Su situación se tornó tan precaria que se vio obligado a vivir en el bar que regentaba. Allí dormía en el colchón de un amigo y allí se hacía la comida en un pequeño horno eléctrico, el mismo que utilizaba para calentar agua con la que asearse. Aunque durante una temporada vivió en la casa de un mujer con la que tuvo una relación que más tarde acabó.

Actualmente tiene unos ingresos de algo más de 400 euros en concepto de ayuda por cese de actividad, si bien la deuda con amigos y empresas de suministro es casi de 2.000 euros.

Evidentemente, las cuentas no salen, y Rei ha tenido que solicitar ayuda a las entidades sociales para comer. «Nunca había pedido nada, siempre me he buscado los frijoles, pero esta vez me la vi negra cuando nos obligaron a cerrar, eso ha matado a la hostelería», señala. Cruz Roja ha sido su salvación. Gracias a esta entidad ha tenido algo que llevarse a la boca y ha disfrutado de una pequeña ayuda económica que la oenegé repartió en Navidad.

No es una situación fácil de llevar, aunque Rei, de 52 años, dice que los cubanos están hechos de otra pasta porque se han acostumbrado a vivir en una crisis eterna, con la sombra del bloqueo americano durante muchos años. «A veces me pongo a llorar porque no tengo familia aquí, aunque sí que están los amigos», reconoce. Amigos como el profesor que vive junto a su negocio y le ha dejado las llaves de su casa para que vaya allí cuando quiera a hacer la colada, asearse y cocinar. O como los que le prestan algunos euros cuando todo parece derrumbarse.

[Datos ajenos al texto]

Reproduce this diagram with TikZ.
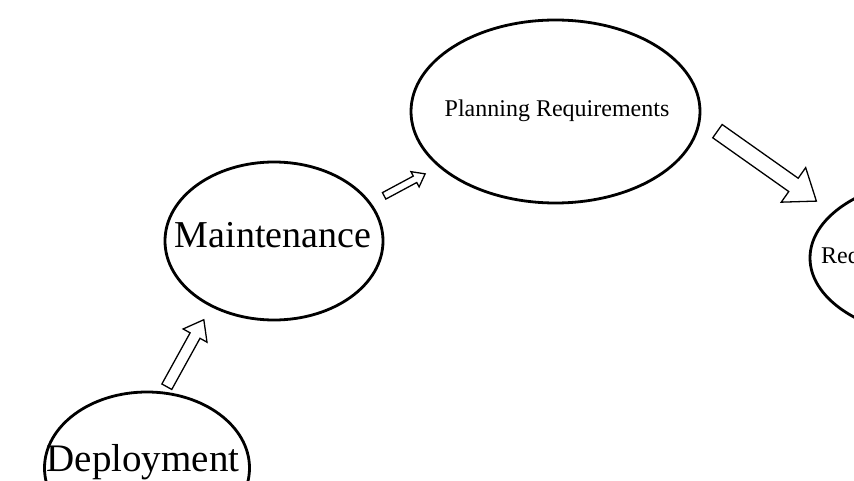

Y como Cruz Roja, aunque en un principio no quisiera acudir allí. «La primera vez que vine con el carrito a pedir comida se me caía la cara de vergüenza», reconoce. Aunque la vida le ha enseñado que el orgullo no llena el plato y que no hay nada de malo en aceptar la ayuda cuando alguien se ve obligado, también como dice la canción, «a cruzar el Niágara en bicicleta».